At Monday's press conference, the secretary-general pledged to galvanise world action on poverty alleviation -- as he did on climate change at the General Assembly in September. The demands on the United Nations grow ever greater, he said. "If anything, the coming year promises to be even tougher than the last." "Look how it has begun, with turmoil in Kenya and renewed violence in Sri Lanka. We must nurture a fragile peace process in the Middle East. We must do more to help the people of Iraq emerge from conflict and rebuild their shattered lives. We must stay the course in Afghanistan so that it does not again fall into lawless anarchy," he said.
But can he really fulfill all -- or most -- of these pledges in 2008? Not a chance, says Bennis.
One of the most visible -- and damaging -- impacts of the foreign policy for the last seven years (of the administration of President George W. Bush) has been "a triumphalist assertion of unilateral militarism, ignoring or undermining or simply violating (largely without consequence) the United Nations Charter, U.N. resolutions and a host of other international laws", she noted. The United Nations was and remains one of the fundamental victims of the Iraq war -- indeed, of the so-called "global war on terror".
"A question for the uncertain future is whether the U.S. will lift its heavy-handed domination of the global body, and allow the U.N. at least the modicum of a chance to play the role mandated by its Charter: to end the scourge of war, to protect human rights for all people and peoples, and to work to eliminate global poverty and inequality," Bennis told IPS. So far the likelihood does not seem high -- not least because U.S. domination of the U.N. has been for many years a bipartisan affair in Washington, she argued. After all, it was Madeleine Albright, a former secretary of state in the ostensibly "multilateralist" administration of President Bill Clinton, who said in 1995 "the U.N. is a tool of American foreign policy."
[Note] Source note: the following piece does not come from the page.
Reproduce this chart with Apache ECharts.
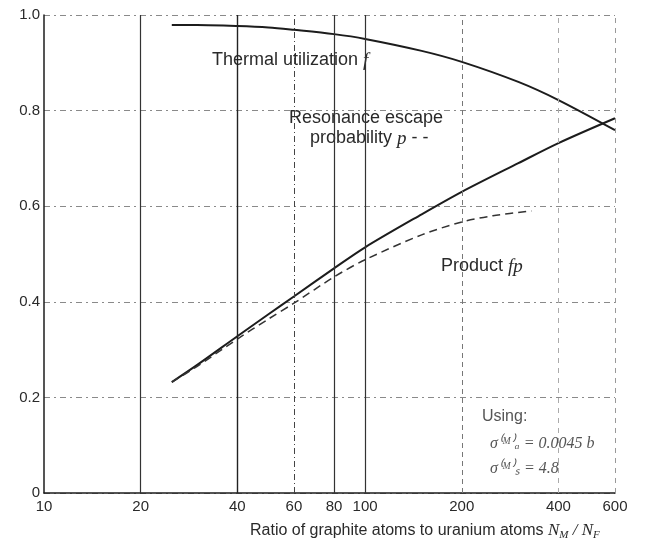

Certainly other countries -- France and China among them -- have played damaging roles in crucial U.N. developments in recent years, including reform efforts, Iran sanctions and more, Bennis said.
"But U.S. domination remains the single greatest obstacle to the U.N.'s realisation of its potential as part of an internationalist coalition, which would also include global social movements and a rotating cast of at least a few governments, standing against war, for human rights and protection of the planet, and providing the scaffolding for a world governed by laws instead of power," she declared.